Conformalized Link Prediction on Graph Neural Networks
Tianyi Zhao, Jian Kang, Lu Cheng
TL;DR
This work tackles unreliable uncertainty estimates in GNN-based link prediction by introducing conformalized link prediction (CLP), a distribution-free, model-agnostic framework that yields prediction intervals with guaranteed coverage under an inductive, edge-level setting. It leverages conformal prediction via Conformalized Quantile Regression (CQR) and proves an exchangeability condition for calibration and test edges, ensuring that the intervals cover the true link status with probability at least $1-\alpha$ (where $\alpha\in(0,1)$). A key insight is that a graph’s degree distribution following a power-law enhances CP efficiency, which motivates a novel sampling-based method to align the graph with a power-law prior before applying CP, thereby shortening interval lengths.
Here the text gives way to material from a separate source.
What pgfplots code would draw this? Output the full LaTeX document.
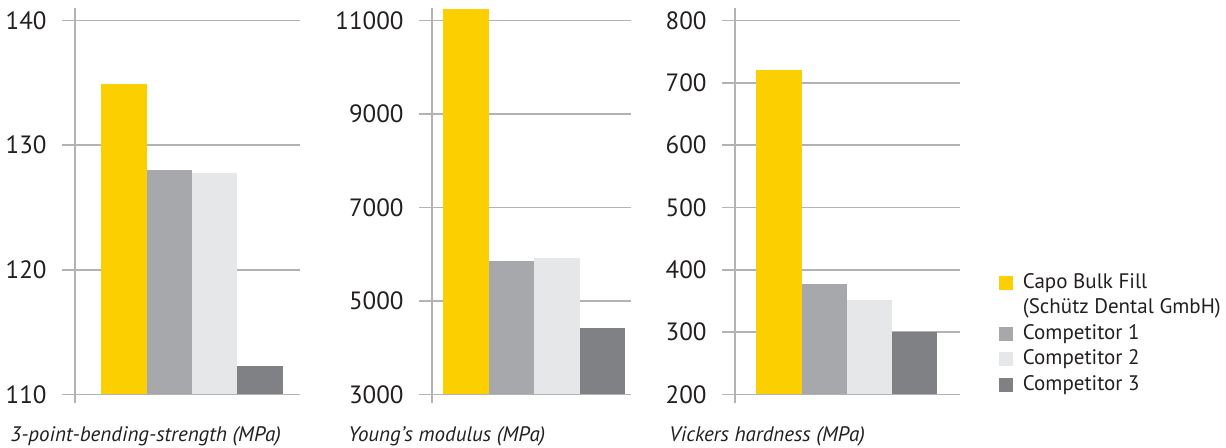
\documentclass[border=0pt]{standalone}
\usepackage{fontspec}
\setmainfont{PT Sans}
\usepackage{pgfplots}
\pgfplotsset{compat=1.18}

\definecolor{capo}{HTML}{FCD000}
\definecolor{compA}{HTML}{A7A8AB}
\definecolor{compB}{HTML}{E6E7E8}
\definecolor{compC}{HTML}{808184}
\definecolor{gridc}{HTML}{B3B3B6}
\definecolor{txt}{HTML}{231F20}

\pgfplotsset{
  panel/.style={
    scale only axis, height=187pt,
    axis line style={draw=none},
    ymajorgrids, grid style={gridc, line width=0.7pt},
    xtick=\empty, ytick pos=left,
    tick align=outside, major tick length=6.5pt,
    ytick style={gridc, line width=0.7pt},
    yticklabel style={font=\fontsize{12.5}{14}\selectfont, text=txt,
      inner sep=0pt, anchor=east, xshift=-7.5pt},
    scaled y ticks=false,
    /pgf/number format/assume math mode=true,
    /pgf/number format/1000 sep={},
    clip=false,
    xlabel style={font=\fontsize{10.5}{12}\selectfont\itshape, text=txt,
      anchor=base west, inner sep=0pt},
  },
  bar/.style={ybar, bar width=1, bar shift=0pt, draw=none, fill=#1},
}

\begin{document}
\begin{tikzpicture}
\useasboundingbox (0,0) rectangle (613pt,224pt);

% 3-point bending strength
\begin{axis}[panel, at={(37.5pt,26.75pt)}, anchor=south west, width=112.5pt,
  xmin=-1.08, xmax=3.885, ymin=110, ymax=140, ytick={110,120,130,140},
  xlabel={3-point-bending-strength (MPa)},
  xlabel style={at={(axis description cs:-0.289,-0.126)}}]
\addplot[bar=capo]  coordinates {(0,134.9)};
\addplot[bar=compA] coordinates {(1,128.0)};
\addplot[bar=compB] coordinates {(2,127.8)};
\addplot[bar=compC] coordinates {(3,112.3)};
\draw[gridc, line width=0.7pt] (rel axis cs:0,-0.023) -- (rel axis cs:0,1.033);
\end{axis}

% Young's modulus
\begin{axis}[panel, at={(216pt,26.75pt)}, anchor=south west, width=99.5pt,
  xmin=-0.747, xmax=3.626, ymin=3000, ymax=11000, ytick={3000,5000,7000,9000,11000},
  xlabel={Young’s modulus (MPa)},
  xlabel style={at={(axis description cs:-0.422,-0.126)}}]
\addplot[bar=capo]  coordinates {(0,11240)};
\addplot[bar=compA] coordinates {(1,5866)};
\addplot[bar=compB] coordinates {(2,5910)};
\addplot[bar=compC] coordinates {(3,4433)};
\draw[gridc, line width=0.7pt] (rel axis cs:0,-0.023) -- (rel axis cs:0,1.033);
\end{axis}

% Vickers hardness
\begin{axis}[panel, at={(367.5pt,26.75pt)}, anchor=south west, width=112.5pt,
  xmin=-0.971, xmax=4.0, ymin=200, ymax=800, ytick={200,300,...,800},
  xlabel={Vickers hardness (MPa)},
  xlabel style={at={(axis description cs:-0.293,-0.126)}},
  legend cell align=left,
  legend image code/.code={\fill[#1] (0pt,-3.4pt) rectangle (6.8pt,3.4pt);},
  legend style={at={(axis description cs:1.173,0.328)}, anchor=north west,
    draw=none, fill=none, inner sep=0pt, row sep=2.25pt,
    font=\fontsize{10.5}{12}\selectfont, text=txt,
    nodes={inner sep=0pt, text height=8pt, text depth=2.5pt},
    /tikz/every odd column/.append style={column sep=5pt}}]
\addplot[bar=capo]  coordinates {(0,721)};
\addlegendentry{Capo Bulk Fill}
\addlegendimage{empty legend}
\addlegendentry{(Schütz Dental GmbH)}
\addplot[bar=compA] coordinates {(1,378)};
\addlegendentry{Competitor 1}
\addplot[bar=compB] coordinates {(2,352)};
\addlegendentry{Competitor 2}
\addplot[bar=compC] coordinates {(3,300)};
\addlegendentry{Competitor 3}
\draw[gridc, line width=0.7pt] (rel axis cs:0,-0.023) -- (rel axis cs:0,1.033);
\end{axis}
\end{tikzpicture}
\end{document}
Empirical results on five diverse real-world datasets show that CLP achieves the target coverage while significantly improving efficiency over baseline CP and Bayesian UQ methods, with the approach being backbone-model-agnostic and scalable to large graphs.
Abstract
Graph Neural Networks (GNNs) excel in diverse tasks, yet their applications in high-stakes domains are often hampered by unreliable predictions. Although numerous uncertainty quantification methods have been proposed to address this limitation, they often lack \textit{rigorous} uncertainty estimates. This work makes the first attempt to introduce a distribution-free and model-agnostic uncertainty quantification approach to construct a predictive interval with a statistical guarantee for GNN-based link prediction. We term it as \textit{conformalized link prediction.} Our approach builds upon conformal prediction (CP), a framework that promises to construct statistically robust prediction sets or intervals. We first theoretically and empirically establish a permutation invariance condition for the application of CP in link prediction tasks, along with an exact test-time coverage. Leveraging the important structural information in graphs, we then identify a novel and crucial connection between a graph's adherence to the power law distribution and the efficiency of CP. This insight leads to the development of a simple yet effective sampling-based method to align the graph structure with a power law distribution prior to the standard CP procedure. Extensive experiments demonstrate that for conformalized link prediction, our approach achieves the desired marginal coverage while significantly improving the efficiency of CP compared to baseline methods.